Marc Gagné, 80, and Rita Fortin, 78, were from Saint-Côme-Linière, Quebec. Like thousands of Canadian "snow birds" they escaped to Florida during winter. (Radio-Canada)

Canadian couple’s deaths in Florida being treated as homicide

Investigators are treating the deaths of an elderly Canadian couple found inside their mobile home in Pompano Beach on Friday evening as a homicide, according to officials at the Broward County Sheriff’s Office.

A neighbour discovered the bodies of Marc Gagné, 80, and Rita Fortin, 78, at about 5:40 pm on Friday.

Neighbors had become increasingly concerned after not seeing the couple for a few of days, said Keyla Concepcion, a spokesperson for the Broward County Sheriff’s Office.

When nobody answered the door, the neighbour entered the mobile home and found the bodies of Gagné and Fortin.

Concepcion would not say whether there are any suspects.

Robert Forest, originally from Burlington, Ontario, who has been the couple’s neighbour in Florida for the last 21 years, told Radio-Canada the last time he saw Gagné was on Tuesday, when he was outside his home raking leaves.

“We chatted and laughed,” Forest told Radio-Canada.

On Wednesday, another couple from the neighbourhood, also friends with the deceased, stopped by and told Forest they were looking for Gagné and Fortin.

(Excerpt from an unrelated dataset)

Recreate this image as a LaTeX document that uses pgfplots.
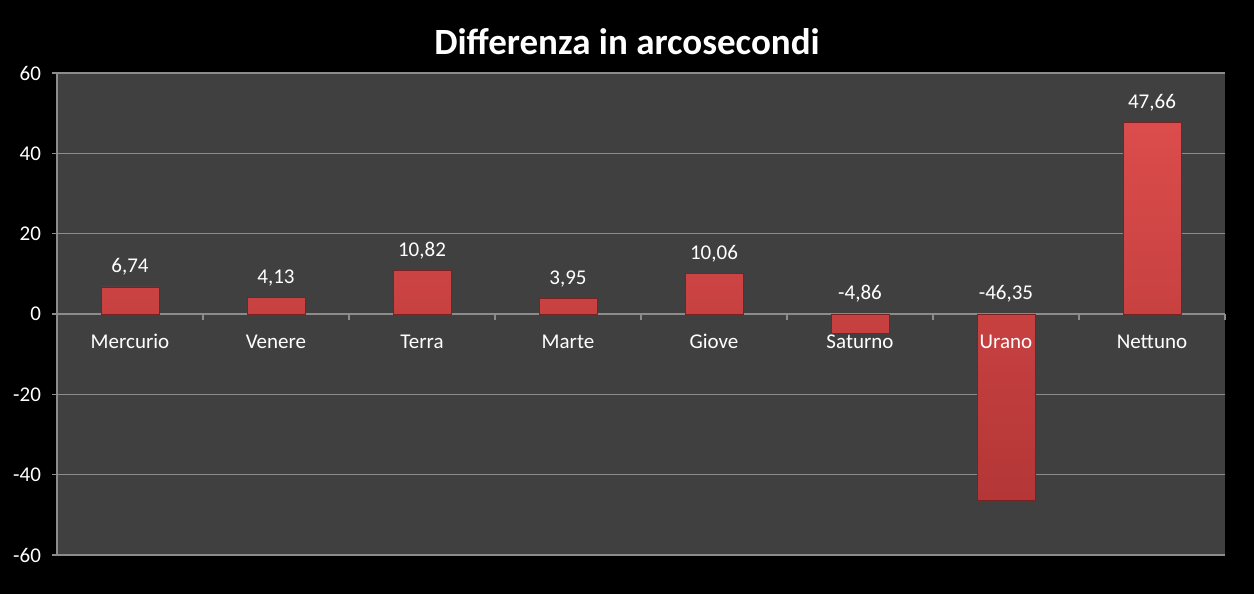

They said they had been trying to phone Gagné, but weren’t getting an answer.

Neighbours thought the couple may have gone to visit relatives nearby. But by Friday, they decided it was time to check on them. They found the screen door open and main entrance unlocked. A friend of the couple decided to go in while her husband and Forest waited outside.

“She yelled and came running out and said, ‘I think there’s somebody on the floor,’” Forest told Radio-Canada.

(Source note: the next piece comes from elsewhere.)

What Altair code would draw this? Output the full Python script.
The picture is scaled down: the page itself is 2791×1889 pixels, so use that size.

Forest then went in and said he found Gagné on the floor, just partly out of his bedroom, and Fortin was down the hall.

“There was lots of blood,” Forest said. “It’s just so, so sad that it could happen to them.”

Anyone with information about the case is encouraged to contact the Broward County Sheriff’s Office at 954-321-4262, Concepcion said. There is a $3,000 reward for information that leads to an arrest, she added.